— START Material provided —
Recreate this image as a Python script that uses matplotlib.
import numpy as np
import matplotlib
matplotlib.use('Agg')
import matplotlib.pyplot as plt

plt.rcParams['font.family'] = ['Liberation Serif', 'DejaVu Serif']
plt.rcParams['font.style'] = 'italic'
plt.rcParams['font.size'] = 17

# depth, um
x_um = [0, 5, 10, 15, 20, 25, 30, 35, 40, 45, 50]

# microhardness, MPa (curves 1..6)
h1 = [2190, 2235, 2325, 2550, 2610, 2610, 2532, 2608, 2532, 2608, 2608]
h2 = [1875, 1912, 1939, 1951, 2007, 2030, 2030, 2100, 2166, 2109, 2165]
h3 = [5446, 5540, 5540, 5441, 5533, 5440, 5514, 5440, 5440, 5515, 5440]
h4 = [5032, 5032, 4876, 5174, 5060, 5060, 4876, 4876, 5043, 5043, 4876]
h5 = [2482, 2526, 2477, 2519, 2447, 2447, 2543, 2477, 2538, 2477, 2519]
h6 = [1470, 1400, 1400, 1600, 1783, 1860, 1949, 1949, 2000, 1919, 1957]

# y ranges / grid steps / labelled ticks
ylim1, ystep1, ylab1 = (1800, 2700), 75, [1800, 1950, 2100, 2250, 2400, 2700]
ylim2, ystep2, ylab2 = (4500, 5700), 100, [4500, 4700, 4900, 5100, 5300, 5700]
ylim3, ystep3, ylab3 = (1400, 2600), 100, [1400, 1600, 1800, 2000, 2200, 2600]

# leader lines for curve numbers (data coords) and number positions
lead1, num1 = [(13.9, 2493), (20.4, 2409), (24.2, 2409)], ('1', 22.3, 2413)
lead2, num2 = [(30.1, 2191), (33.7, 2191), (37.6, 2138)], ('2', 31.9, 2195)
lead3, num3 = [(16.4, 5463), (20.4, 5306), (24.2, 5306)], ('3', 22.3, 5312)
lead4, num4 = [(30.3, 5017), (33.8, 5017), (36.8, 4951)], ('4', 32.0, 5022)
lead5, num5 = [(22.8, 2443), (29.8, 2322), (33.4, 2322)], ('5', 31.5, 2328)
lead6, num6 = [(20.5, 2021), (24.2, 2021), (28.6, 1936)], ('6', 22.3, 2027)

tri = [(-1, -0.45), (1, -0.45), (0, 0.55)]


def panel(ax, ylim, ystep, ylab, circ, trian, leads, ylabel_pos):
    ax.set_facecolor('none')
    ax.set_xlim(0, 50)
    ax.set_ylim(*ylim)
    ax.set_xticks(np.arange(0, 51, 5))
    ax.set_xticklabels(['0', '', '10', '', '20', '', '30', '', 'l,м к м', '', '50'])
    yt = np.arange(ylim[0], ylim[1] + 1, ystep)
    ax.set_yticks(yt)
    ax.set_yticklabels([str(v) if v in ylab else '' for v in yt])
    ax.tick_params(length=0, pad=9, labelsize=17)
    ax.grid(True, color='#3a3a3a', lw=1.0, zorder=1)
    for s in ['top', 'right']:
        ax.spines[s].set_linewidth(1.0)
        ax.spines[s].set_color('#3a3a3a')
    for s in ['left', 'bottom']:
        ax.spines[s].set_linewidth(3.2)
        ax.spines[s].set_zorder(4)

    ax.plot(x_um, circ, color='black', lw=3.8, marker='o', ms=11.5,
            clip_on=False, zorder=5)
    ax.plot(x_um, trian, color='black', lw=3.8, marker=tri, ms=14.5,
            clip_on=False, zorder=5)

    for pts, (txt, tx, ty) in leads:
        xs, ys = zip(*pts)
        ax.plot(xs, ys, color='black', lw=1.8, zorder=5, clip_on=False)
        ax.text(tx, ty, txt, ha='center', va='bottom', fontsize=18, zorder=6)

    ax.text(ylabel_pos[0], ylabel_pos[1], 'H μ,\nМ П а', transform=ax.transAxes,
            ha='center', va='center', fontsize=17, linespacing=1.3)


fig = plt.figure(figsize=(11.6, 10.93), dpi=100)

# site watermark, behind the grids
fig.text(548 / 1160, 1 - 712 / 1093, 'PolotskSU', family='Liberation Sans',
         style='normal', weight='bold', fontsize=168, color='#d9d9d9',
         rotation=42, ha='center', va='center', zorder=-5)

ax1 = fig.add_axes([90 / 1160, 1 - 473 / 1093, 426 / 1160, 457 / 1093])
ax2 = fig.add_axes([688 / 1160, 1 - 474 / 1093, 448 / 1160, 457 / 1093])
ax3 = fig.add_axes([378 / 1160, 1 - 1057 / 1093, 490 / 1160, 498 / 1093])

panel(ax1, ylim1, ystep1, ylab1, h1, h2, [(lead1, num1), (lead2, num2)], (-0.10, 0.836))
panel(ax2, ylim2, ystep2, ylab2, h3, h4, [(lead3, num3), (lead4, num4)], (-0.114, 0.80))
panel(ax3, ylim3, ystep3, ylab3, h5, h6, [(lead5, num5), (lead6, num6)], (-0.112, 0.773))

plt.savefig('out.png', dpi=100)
— END Material provided —
### Exercise details:
Using the material above, quote the first line and each line after it, stopping at and including the line that holds "tri = [(-1, -0.45), (1, -0.45), (0, 0.55)]".

### Result for this task:
Recreate this image as a Python script that uses matplotlib.
import numpy as np
import matplotlib
matplotlib.use('Agg')
import matplotlib.pyplot as plt

plt.rcParams['font.family'] = ['Liberation Serif', 'DejaVu Serif']
plt.rcParams['font.style'] = 'italic'
plt.rcParams['font.size'] = 17

# depth, um
x_um = [0, 5, 10, 15, 20, 25, 30, 35, 40, 45, 50]

# microhardness, MPa (curves 1..6)
h1 = [2190, 2235, 2325, 2550, 2610, 2610, 2532, 2608, 2532, 2608, 2608]
h2 = [1875, 1912, 1939, 1951, 2007, 2030, 2030, 2100, 2166, 2109, 2165]
h3 = [5446, 5540, 5540, 5441, 5533, 5440, 5514, 5440, 5440, 5515, 5440]
h4 = [5032, 5032, 4876, 5174, 5060, 5060, 4876, 4876, 5043, 5043, 4876]
h5 = [2482, 2526, 2477, 2519, 2447, 2447, 2543, 2477, 2538, 2477, 2519]
h6 = [1470, 1400, 1400, 1600, 1783, 1860, 1949, 1949, 2000, 1919, 1957]

# y ranges / grid steps / labelled ticks
ylim1, ystep1, ylab1 = (1800, 2700), 75, [1800, 1950, 2100, 2250, 2400, 2700]
ylim2, ystep2, ylab2 = (4500, 5700), 100, [4500, 4700, 4900, 5100, 5300, 5700]
ylim3, ystep3, ylab3 = (1400, 2600), 100, [1400, 1600, 1800, 2000, 2200, 2600]

# leader lines for curve numbers (data coords) and number positions
lead1, num1 = [(13.9, 2493), (20.4, 2409), (24.2, 2409)], ('1', 22.3, 2413)
lead2, num2 = [(30.1, 2191), (33.7, 2191), (37.6, 2138)], ('2', 31.9, 2195)
lead3, num3 = [(16.4, 5463), (20.4, 5306), (24.2, 5306)], ('3', 22.3, 5312)
lead4, num4 = [(30.3, 5017), (33.8, 5017), (36.8, 4951)], ('4', 32.0, 5022)
lead5, num5 = [(22.8, 2443), (29.8, 2322), (33.4, 2322)], ('5', 31.5, 2328)
lead6, num6 = [(20.5, 2021), (24.2, 2021), (28.6, 1936)], ('6', 22.3, 2027)

tri = [(-1, -0.45), (1, -0.45), (0, 0.55)]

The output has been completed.